Plum Almond Elderflower Tart
This delightful plum and almond tart is a perfect combination of sweet, nutty almond cream, juicy plums, and a crisp biscuit base. With a hint of elderflower cordial to elevate the flavors, this tart is a treat for any occasion. Enjoy it warm or cold, served with a cup of tea or a dollop of cream for a truly delightful dessert experience.
— Constant Cookbook
Ingredients
- Base
- - 50g Amaretti biscuits, crushed
- - 50g plain flour
- - 50g wholemeal flour
- - 50g light Muscavado sugar
- - 50g unsalted butter,
- - Extra butter for greasing.
- Topping
- - 50g unsalted butter
- - 50g caster sugar
- - 1 medium egg
- - 75g ground almonds
- - 3 tbsp Bottlegreen Elderflower Cordial
- - 6 plums (approximately 400g)
- Glaze
- - 1 rounded tbsp apricot jam or marmalade
- - 1 tbsp Bottlegreen Elderflower Cordial
Instructions
- Heat the oven to 190C/170C fan/gas 5. Grease the inside of a 23cm loose-bottomed flan tin with soft butter.

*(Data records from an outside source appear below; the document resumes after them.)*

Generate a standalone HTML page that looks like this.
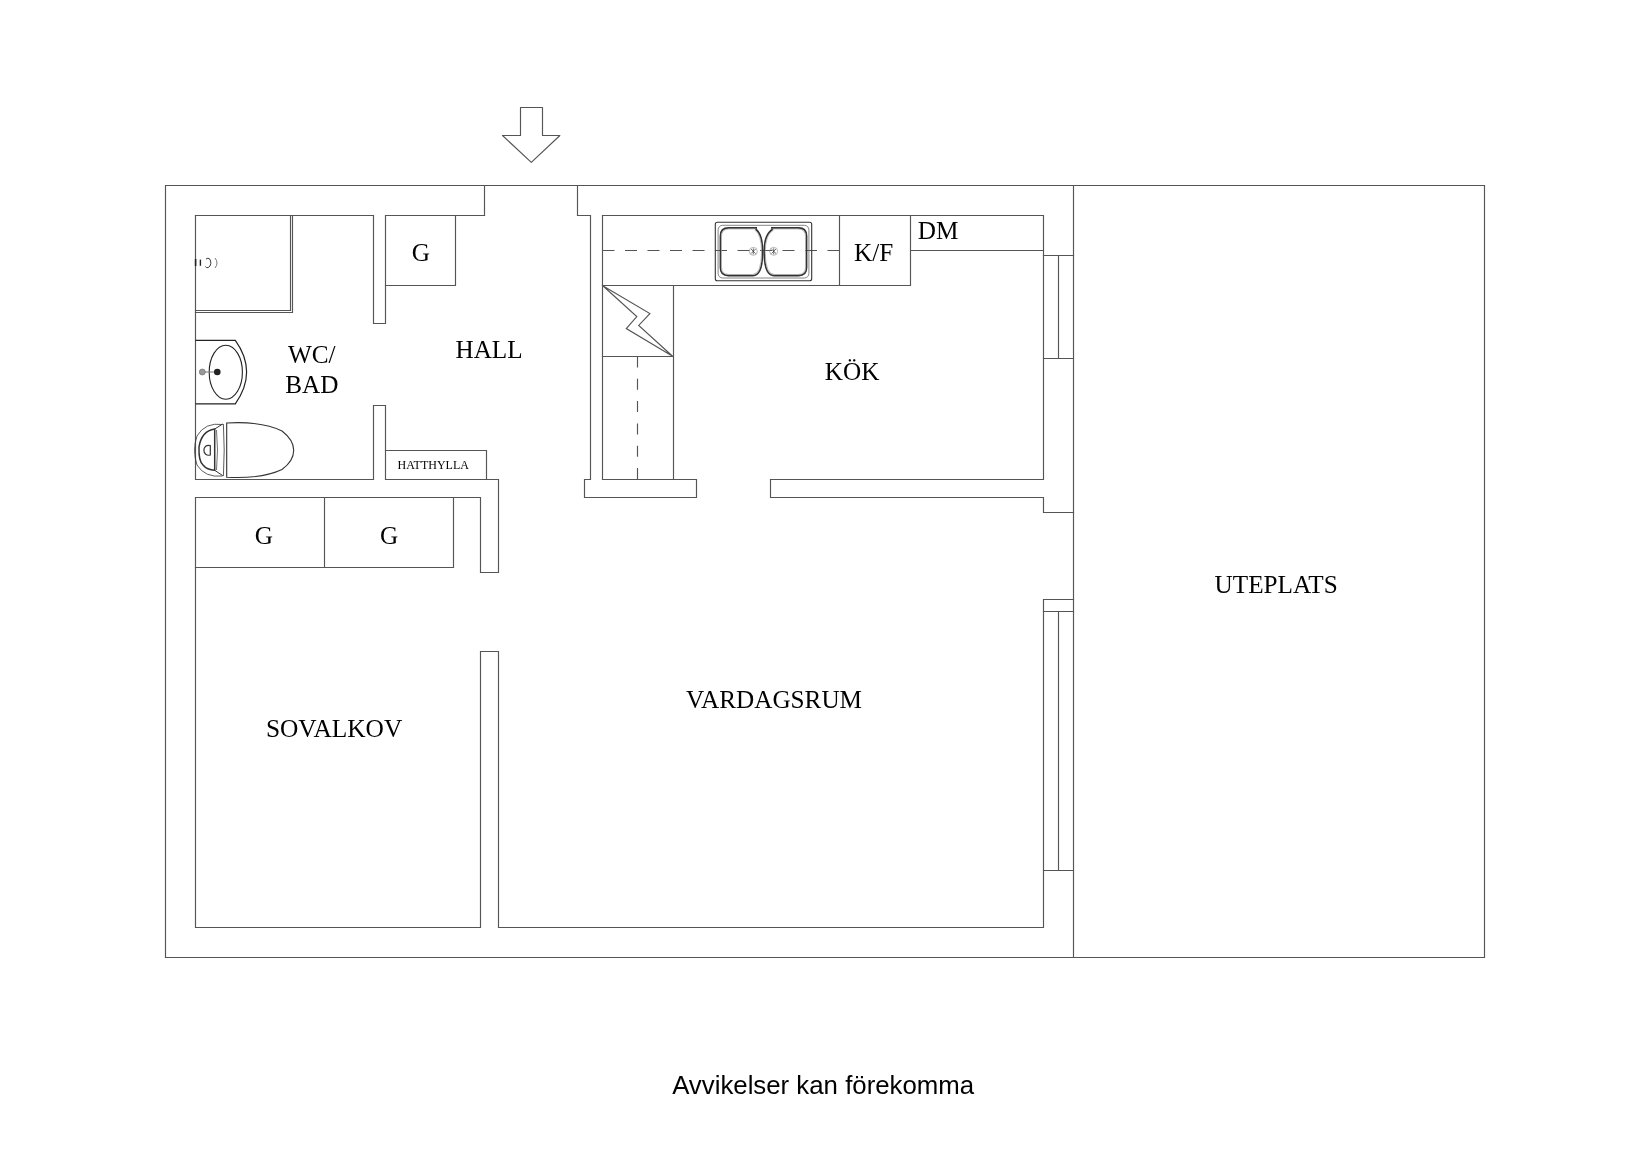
<!DOCTYPE html>
<html><head><meta charset="utf-8"><title>Floor plan</title>
<style>
html,body{margin:0;padding:0;background:#fff;}
body{width:1650px;height:1166px;overflow:hidden;}
svg{display:block;will-change:transform;}
text{fill:#000;}
</style></head><body>
<svg width="1650" height="1166" viewBox="0 0 1650 1166">
<rect width="1650" height="1166" fill="#fff"/>
<g fill="none" stroke="#555" stroke-width="1.15" stroke-linejoin="miter" stroke-linecap="square">
<path d="M484.5,215.5 V185.5 H165.5 V957.5 H1484.5 V185.5 H577.5 V215.5 H590.5 V479.5 H584.5 V497.5 H696.5 V479.5 H602.5 V215.5 H1043.5 V479.5 H770.5 V497.5 H1043.5 V512.5 H1073.5" />
<path d="M1073.5,185.5 V957.5 M484.5,185.5 H577.5" />
<path d="M195.5,215.5 V479.5 H373.5 V405.5 H385.5 V479.5 H498.5 V572.5 H480.5 V497.5 H195.5 V927.5 H480.5 V651.5 H498.5 V927.5 H1043.5 V599.5 H1073.5" />
<path d="M195.5,215.5 H373.5 V323.5 H385.5 V215.5 H484.5" />
<path d="M385.5,285.5 H455.5 V215.5" />
<path d="M385.5,450.5 H486.5 V479.5" />
<path d="M453.5,497.5 V567.5 H195.5 M324.5,497.5 V567.5" />
<path d="M195.5,310.5 H290.5 V215.5 M195.5,312.5 H292.5 V215.5" />
<path d="M602.5,285.5 H910.5 V215.5 M839.5,215.5 V285.5 M910.5,250.5 H1043.5" />
<path d="M673.5,285.5 V479.5 M602.5,356.5 H673.5" />
<path d="M602.8,285.8 L649.9,313.6 L638.7,325.4 L672.6,356.2 L626.3,328.5 L636.8,316.6 Z" stroke-linejoin="miter"/>
<path d="M1043.5,255.5 H1073.5 M1043.5,358.5 H1073.5 M1058.5,255.5 V358.5" />
<path d="M1043.5,611.5 H1073.5 M1043.5,870.5 H1073.5 M1058.5,611.5 V870.5" />
<path d="M520.5,107.5 H542.5 V135.5 H559.9 L531.3,162.3 L502.5,135.5 H520.5 Z" stroke-linejoin="round"/>
</g>
<g fill="none" stroke="#555" stroke-width="1.15">
<path d="M602.5,250.5 H839.5" stroke-dasharray="12 10.5" />
<path d="M637.5,356.5 V479.5" stroke-dasharray="11 11.3" />
</g>

<g fill="none" stroke="#333">
 <rect x="715.3" y="222.3" width="96.4" height="58.4" rx="2" stroke-width="1.1"/>
 <rect x="718.1" y="225.3" width="90.8" height="52.7" rx="4.5" stroke-width="0.8" stroke="#666"/>
 <path d="M757,227.9 H728.5 Q720.4,227.9 720.4,236 V267.5 Q720.4,275.6 728.5,275.6 H753 Q762.6,275.6 762.6,251.7 Q762.6,234 755.5,229" stroke-width="1.6"/>
 <path d="M773,229 Q764.2,234 764.2,251.7 Q764.2,275.6 774,275.6 H798.5 Q806.6,275.6 806.6,267.5 V236 Q806.6,227.9 798.5,227.9 H771" stroke-width="1.6"/>
 <path d="M757,227.9 H728.5 Q720.4,227.9 720.4,236 V267.5 Q720.4,275.6 728.5,275.6 H753 Q762.6,275.6 762.6,251.7 Q762.6,234 755.5,229" stroke-width="0.7" stroke="#999" transform="translate(741.5 251.7) scale(0.95 0.955) translate(-741.5 -251.7)"/>
 <path d="M773,229 Q764.2,234 764.2,251.7 Q764.2,275.6 774,275.6 H798.5 Q806.6,275.6 806.6,267.5 V236 Q806.6,227.9 798.5,227.9 H771" stroke-width="0.7" stroke="#999" transform="translate(785.4 251.7) scale(0.95 0.955) translate(-785.4 -251.7)"/>
 <circle cx="753.3" cy="251.3" r="4" stroke-width="0.6" stroke="#888"/>
 <circle cx="773.7" cy="251.3" r="4" stroke-width="0.6" stroke="#888"/>
 <path d="M751,249 l4.6,4.6 M755.6,249 l-4.6,4.6 M753.3,248.3 v6 M771.4,249 l4.6,4.6 M776,249 l-4.6,4.6 M773.7,248.3 v6" stroke-width="0.7"/>
</g>

<g fill="none" stroke="#222">
 <path d="M195.4,340.4 H235.3 C243,351 246.6,361 246.6,372 C246.6,383 243,393 235.3,403.8 H195.4" stroke-width="1.2"/>
 <ellipse cx="225.8" cy="372.2" rx="16.6" ry="27" stroke-width="1.1"/>
 <path d="M202.3,372 H217" stroke="#777" stroke-width="1"/>
 <circle cx="202.3" cy="372" r="3" fill="#999" stroke="#666" stroke-width="0.6"/>
 <circle cx="217.3" cy="372" r="3.3" fill="#222" stroke="none"/>
</g>

<g fill="none" stroke="#333">
 <path d="M222.7,424.5 Q205,422 197,436 Q192,450 197,465 Q205,478 222.7,476" stroke-width="0.8"/>
 <path d="M214.7,429 Q201.5,431 199,447 Q198.5,461 203,465 Q207,470 214.7,470.3 Z" stroke-width="1.5"/>
 <path d="M214.7,429 L222.7,424 M214.7,470.3 L222.7,475.6" stroke-width="1"/>
 <path d="M216.5,430 Q218.5,450 216.5,470" stroke-width="0.7"/>
 <path d="M223.4,424 Q225,450 223.4,476" stroke-width="0.8"/>
 <path d="M226.7,423 Q262,421 282,431 Q293.7,440 293.7,450.3 Q293.7,461 282,469.5 Q262,479 226.7,477.3 Z" stroke-width="1.1"/>
 <path d="M210.3,445.6 C206.5,444.6 203.9,447 203.9,450.3 C203.9,453.6 206.5,456 210.3,455 Z" stroke-width="1.2"/>
</g>

<g fill="none" stroke="#222">
 <path d="M195.6,259 V266" stroke-width="1.6"/>
 <path d="M200.4,259.6 V265.8" stroke-width="1.4"/>
 <path d="M206,259 Q208,257.6 209.6,258.8 Q211,261 210.8,263.5 Q210.6,266.4 208.2,267.6 Q206.5,268 205.4,266.6" stroke-width="0.9"/>
 <path d="M215,258 Q217,260.5 217,263 Q217,265.5 215,268" stroke-width="0.8" stroke="#555"/>
</g>
<g>
<text x="411.65" y="260.80" font-size="25.2" style='font-family:"Liberation Serif", serif'>G</text>
<text x="288.02" y="362.60" font-size="25.2" style='font-family:"Liberation Serif", serif'>WC/</text>
<text x="285.31" y="392.80" font-size="25.2" style='font-family:"Liberation Serif", serif'>BAD</text>
<text x="455.45" y="358.30" font-size="25.2" style='font-family:"Liberation Serif", serif'>HALL</text>
<text x="397.59" y="469.10" font-size="12.0" style='font-family:"Liberation Serif", serif'>HATTHYLLA</text>
<text x="854.07" y="260.70" font-size="25.2" style='font-family:"Liberation Serif", serif'>K/F</text>
<text x="917.83" y="239.30" font-size="25.2" style='font-family:"Liberation Serif", serif'>DM</text>
<text x="824.79" y="380.20" font-size="25.2" style='font-family:"Liberation Serif", serif'>KÖK</text>
<text x="254.85" y="543.70" font-size="25.2" style='font-family:"Liberation Serif", serif'>G</text>
<text x="379.95" y="543.70" font-size="25.2" style='font-family:"Liberation Serif", serif'>G</text>
<text x="265.92" y="737.00" font-size="25.4" style='font-family:"Liberation Serif", serif'>SOVALKOV</text>
<text x="686.11" y="708.10" font-size="25.2" style='font-family:"Liberation Serif", serif'>VARDAGSRUM</text>
<text x="1214.62" y="592.90" font-size="25.2" style='font-family:"Liberation Serif", serif'>UTEPLATS</text>
<text x="672.14" y="1094.10" font-size="25.8" style='font-family:"Liberation Sans", sans-serif'>Avvikelser kan förekomma</text>
</g>
</svg>
</body></html>
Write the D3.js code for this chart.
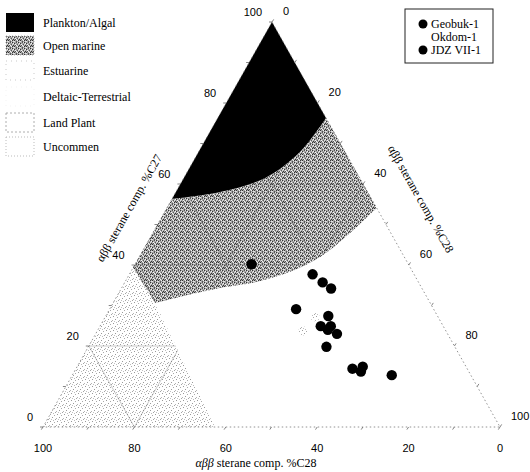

- For the base, mix together the crushed biscuits, the plain flour and sugar in a bowl. Melt the butter, add it to the dry ingredients, and mix well. Turn mixture into the flan tin, press evenly into the base and slightly up the sides.
- For the almond cream, put the butter, sugar, egg, almonds and cordial into a food processor and blitz into a thick paste. Spread the paste over the biscuit base.
- Halve and quarter the plums, discard the stones, and then arrange them over the paste. Bake for 25 minutes or until golden.
- Meanwhile, warm the jam or marmalade and cordial in a small pan until melted. Press through a sieve and then once the tart is cooked, brush the glaze over the top. Serve warm or cold.